What happened instead was some hearty bicycle lovers adopted the tenets of vehicular cycling in the way they got around cities. They started riding in the centre of lanes instead of cowering in the gutter lane. They asserted their rights to the road, and made those cross-traffic left-hand turns that make less confident cyclists gasp in horror. All of which pissed off those drivers who thought they owned the road.


And guess what? This works. This is the part of vehicular cycling that remains alive. If you have the skills and confidence to ride this way, it’s probably the best way of staying safe on the vast majority of North American streets.

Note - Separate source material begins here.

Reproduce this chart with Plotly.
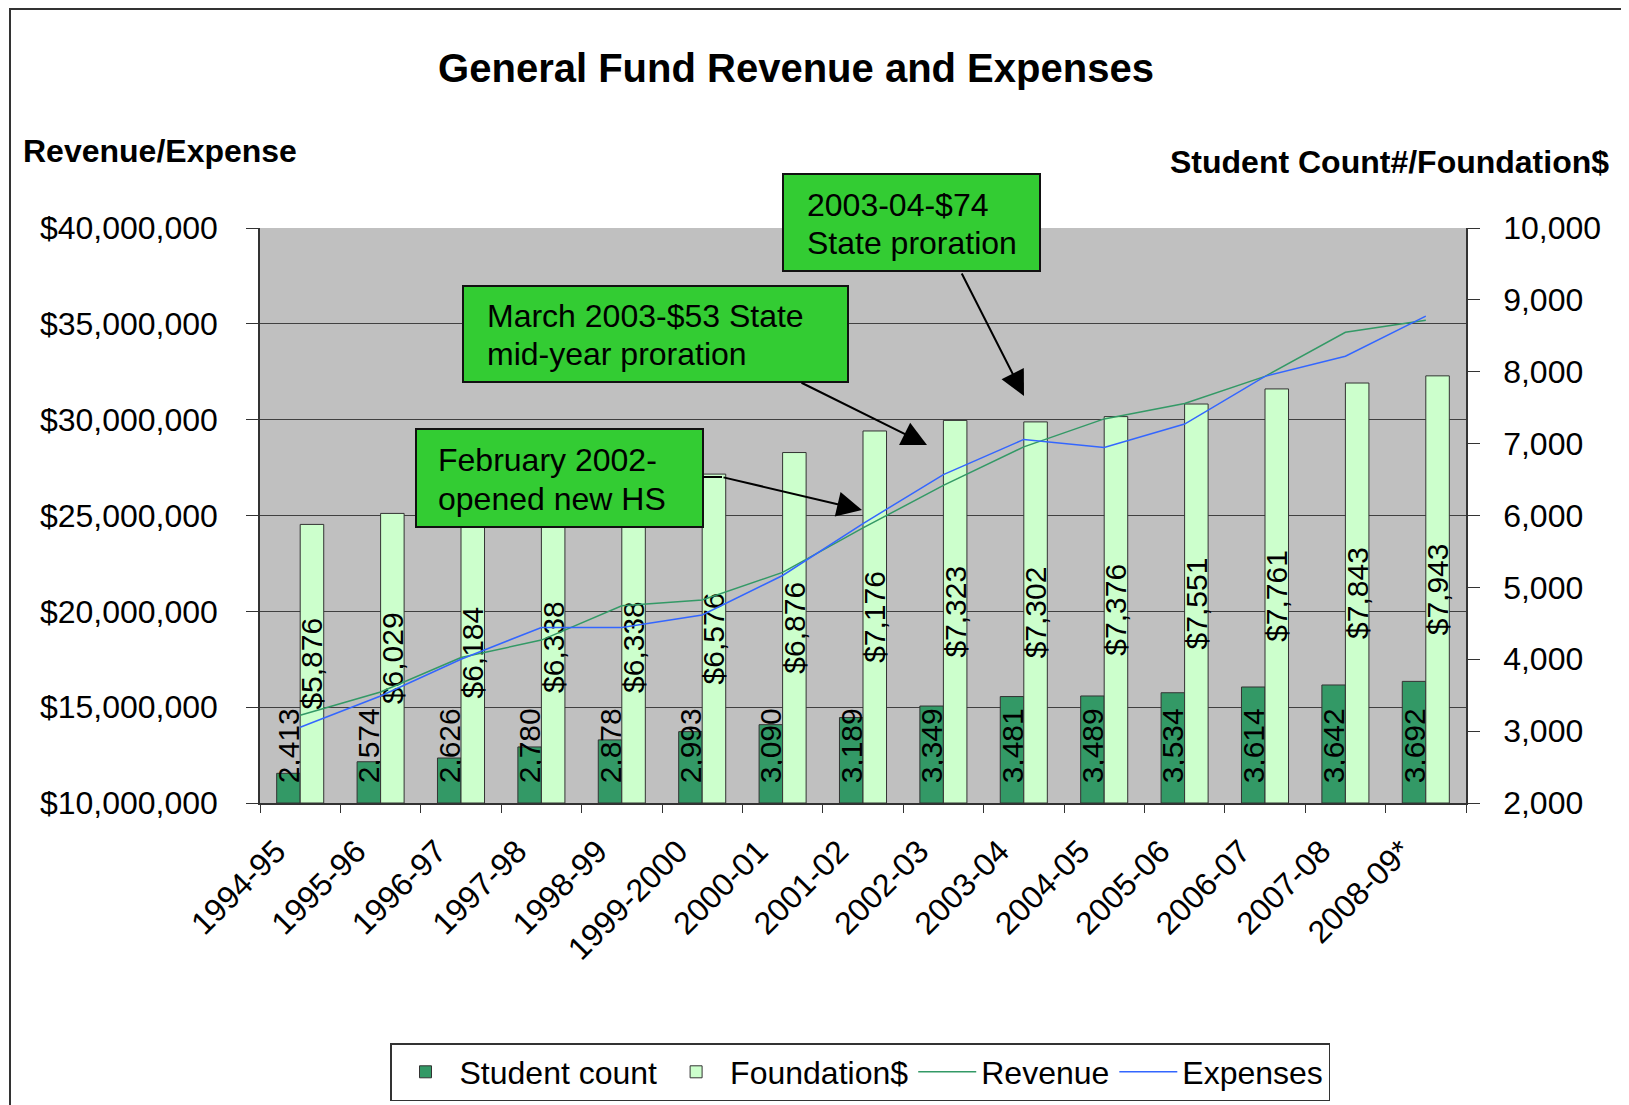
import plotly.graph_objects as go

# ---------------- data ----------------
years = ["1994-95", "1995-96", "1996-97", "1997-98", "1998-99", "1999-2000",
         "2000-01", "2001-02", "2002-03", "2003-04", "2004-05", "2005-06",
         "2006-07", "2007-08", "2008-09*"]
student_count = [2413, 2574, 2626, 2780, 2878, 2993, 3090, 3189, 3349, 3481,
                 3489, 3534, 3614, 3642, 3692]
foundation = [5876, 6029, 6184, 6338, 6338, 6576, 6876, 7176, 7323, 7302,
              7376, 7551, 7761, 7843, 7943]
revenue = [14.58e6, 15.79e6, 17.59e6, 18.50e6, 20.29e6, 20.59e6, 22.03e6,
           24.35e6, 26.57e6, 28.58e6, 30.04e6, 30.84e6, 32.26e6, 34.56e6, 35.19e6]
expenses = [13.95e6, 15.58e6, 17.50e6, 19.16e6, 19.16e6, 19.81e6, 21.87e6,
            24.58e6, 27.13e6, 28.97e6, 28.55e6, 29.77e6, 32.26e6, 33.31e6, 35.40e6]

right_min, right_max = 2000, 10000
left_min, left_max = 10e6, 40e6

# ---------------- layout geometry (screen pixels) ----------------
OFF = 8                      # page body margin
W, H = 1629 - OFF, 1105 - OFF
L, R, T, B = 260, 1466, 228, 803   # plot area on screen
FONT = "Liberation Sans, Arial, sans-serif"
NB = "\u00a0"


def px(x):
    return (x - L) / (R - L)


def py(y):
    return (B - y) / (B - T)


fig = go.Figure()

fig.add_trace(go.Bar(
    name="Student count", x=years, y=[v - right_min for v in student_count], base=right_min,
    text=[NB * 2 + f"{v:,}" for v in student_count], textposition="inside", insidetextanchor="start",
    textangle=-90, constraintext="none", textfont=dict(size=30, color="black", family=FONT),
    marker=dict(color="#339966", line=dict(color="#333333", width=1)),
    yaxis="y", cliponaxis=False,
))
fig.add_trace(go.Bar(
    name="Foundation$", x=years, y=[v - right_min for v in foundation], base=right_min,
    text=[f"${v:,}" for v in foundation], textposition="inside", insidetextanchor="middle",
    textangle=-90, constraintext="none", textfont=dict(size=30, color="black", family=FONT),
    marker=dict(color="#CCFFCC", line=dict(color="#333333", width=1)),
    yaxis="y", cliponaxis=False,
))
fig.add_trace(go.Scatter(
    name="Revenue", x=years, y=revenue, mode="lines",
    line=dict(color="#339966", width=1.5), yaxis="y2",
))
fig.add_trace(go.Scatter(
    name="Expenses", x=years, y=expenses, mode="lines",
    line=dict(color="#3366FF", width=1.5), yaxis="y2",
))

shapes = []
# outer chart border
shapes.append(dict(type="rect", xref="paper", yref="paper",
                   x0=px(10), x1=px(1660), y0=py(9), y1=py(1130),
                   line=dict(color="#333333", width=2), fillcolor="rgba(0,0,0,0)", layer="below"))
# callout boxes
boxes = [(783, 1040, 174, 271), (463, 848, 286, 382), (416, 703, 429, 527)]
for (x0, x1, y0, y1) in boxes:
    shapes.append(dict(type="rect", xref="paper", yref="paper",
                       x0=px(x0), x1=px(x1), y0=py(y0), y1=py(y1),
                       line=dict(color="#111111", width=2), fillcolor="#33CC33", layer="above"))
# small kink of the third arrow
shapes.append(dict(type="line", xref="paper", yref="paper",
                   x0=px(703), x1=px(722), y0=py(477), y1=py(477),
                   line=dict(color="black", width=2), layer="above"))

annotations = []
box_texts = [
    (805, 205, "2003-04-$74"), (805, 243, "State proration"),
    (485, 316, "March 2003-$53 State"), (485, 354, "mid-year proration"),
    (436, 460, "February 2002-"), (436, 499, "opened new HS"),
]
for (x, y, t) in box_texts:
    annotations.append(dict(text=t, x=px(x), y=py(y), xref="paper", yref="paper",
                            xanchor="left", yanchor="middle", showarrow=False,
                            font=dict(size=32, color="black", family=FONT)))
arrows = [((961, 272), (1024, 396)), ((800, 382), (927, 445)), ((722, 477), (862, 510))]
for (tail, head) in arrows:
    annotations.append(dict(text="", x=px(head[0]), y=py(head[1]), xref="paper", yref="paper",
                            ax=tail[0] - head[0], ay=tail[1] - head[1], axref="pixel", ayref="pixel",
                            showarrow=True, arrowhead=2, arrowsize=2.5, arrowwidth=2,
                            arrowcolor="black", standoff=0))
annotations.append(dict(text="<b>Revenue/Expense</b>", x=px(21), y=py(151), xref="paper", yref="paper",
                        xanchor="left", yanchor="middle", showarrow=False,
                        font=dict(size=32, color="black", family=FONT)))
annotations.append(dict(text="<b>Student Count#/Foundation$</b>", x=px(1611), y=py(162),
                        xref="paper", yref="paper", xanchor="right", yanchor="middle",
                        showarrow=False, font=dict(size=32, color="black", family=FONT)))

fig.update_layout(
    width=W, height=H,
    margin=dict(l=L - OFF, r=W - (R - OFF), t=T - OFF, b=H - (B - OFF), autoexpand=False),
    paper_bgcolor="white", plot_bgcolor="#C0C0C0",
    font=dict(family=FONT, size=32, color="black"),
    title=dict(text="<b>General Fund Revenue and Expenses</b>", x=(796 - OFF) / W,
               y=1 - (68 - OFF) / H,
               xref="container", yref="container", xanchor="center", yanchor="middle",
               font=dict(size=40, family=FONT, color="black")),
    barmode="group", bargap=0.415, bargroupgap=0,
    xaxis=dict(type="category", tickson="boundaries", ticks="outside", ticklen=8,
               tickcolor="#333333", showline=True, linecolor="#333333", linewidth=1.5,
               tickangle=-45, tickfont=dict(size=32, family=FONT), showgrid=False,
               ticklabelshift=-24, ticklabelstandoff=15),
    yaxis=dict(side="right", range=[right_min, right_max], dtick=1000, tickformat=",",
               ticks="outside", ticklen=12, tickcolor="#333333", showline=True,
               linecolor="#333333", linewidth=1.5, showgrid=False, zeroline=False,
               tickfont=dict(size=32, family=FONT), ticklabelstandoff=17),
    yaxis2=dict(overlaying="y", side="left", range=[left_min, left_max], dtick=5e6,
                tickprefix="$", tickformat=",.0f", ticks="outside", ticklen=12,
                tickcolor="#333333", showline=True, linecolor="#333333", linewidth=1.5,
                showgrid=True, gridcolor="#404040", gridwidth=1, zeroline=False,
                tickfont=dict(size=32, family=FONT), ticklabelstandoff=22),
    legend=dict(orientation="h", x=px(860), xanchor="center", y=py(1101), yanchor="bottom",
                font=dict(size=32, family=FONT), bordercolor="#333333", borderwidth=1.5,
                bgcolor="white", itemwidth=58, traceorder="normal"),
    shapes=shapes, annotations=annotations, showlegend=True,
)

fig.write_html("out.html")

And even though bike lanes are being built all over North America, it’s going to be a long while before you’ll be able to get to all of your destinations exclusively on safe, separated bike routes.


The article has a number of good comments as well.

Classic example of a "false" argument: Cyclists and bike lobbyists latched on to Forester’s ideas to the point where the phrase “taking the lane,” became a rallying cry.The entire argument rests on this premise but it is just glanced over and then heavy emphasis is placed on emotion based on prejudice immediately thereafter: Everyone’s seen that guy clad in Lycra, riding his bike in front of a line of cars, seemingly impervious to the horns blasting behind him.

The "editorializer" does not even understand what "taking the lane" is for nor does he understand "practicable". Apparently we should simply pull to the side of the road and wait until 2AM when all the cars are gone and then move slowly through the broken glass and gravel in the gutter but only then if we are humble enough to be wearing t-shirts and jeans.

While not advocating for lane takeover on a daily basis, it *absolutely* works by making you more visible and making cars respect you.  Getting buzzed while riding in the gutter is TERRIFYING not to mention it's dangerous due to the problems with grates, glass, "mystery" puddles, etc as well as the chance of getting whacked by either the buzzer's side view mirror or an opening car door from parked cars.  

When you are far enough into traffic that car drivers need to pass you by changing lanes, you are a lot safer. YOU ARE VISIBLE.  Car drivers are ridiculously distracted these days by electronic devices (and sometimes food/drink/cigarettes).  Anything you can do to make yourself noticed is a good thing.